Wait! I’ve got a good idea! I might get myself a cat. I just don’t like having hamsters or rats, I think those animals are not really suited to live with humans. About the dogs, they need time; you need to walk them every day while cats can walk alone. Once a friend of mine had given me her cat to deal with a mouse that was hiding somewhere in my flat. Well, it wasn’t my idea and as I expected it didn’t work, however it was fun to spend time with her cat. I’m not really sure I’d get a pet, because it’s an extra responsibility and I don’t really like working or doing things. Yeah, I’m lazy, very lazy. And I love to keep my flat clean and in a good condition. Having a pet might give me some extra chores that I don’t really need.

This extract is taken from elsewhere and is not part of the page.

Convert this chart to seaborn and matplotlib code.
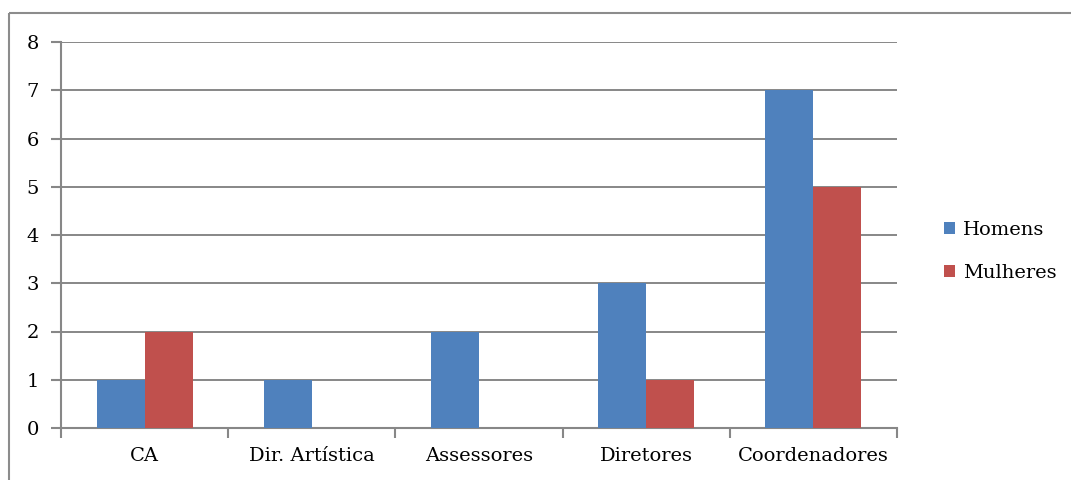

Ehh, I should return to return to my work soon. This surely is one sad and lonely evening; hopefully I’ll not have many of those in my future. I wander why it is so hard for me to find a girl of my dreams. Somehow I’ve been very unlucky with this. Once I lost a gorgeous girlfriend because I moved to another city, then I lost another one because she moved to another country. If this continues then my next girlfriend will move to another planet. Crap, I’ve got a good job, I’m studying in the best university in my country and I have almost everything a person might wish. I seem to be so unlucky in love and gambles and so lucky in everything else. Most likely there must be a balance in ones life.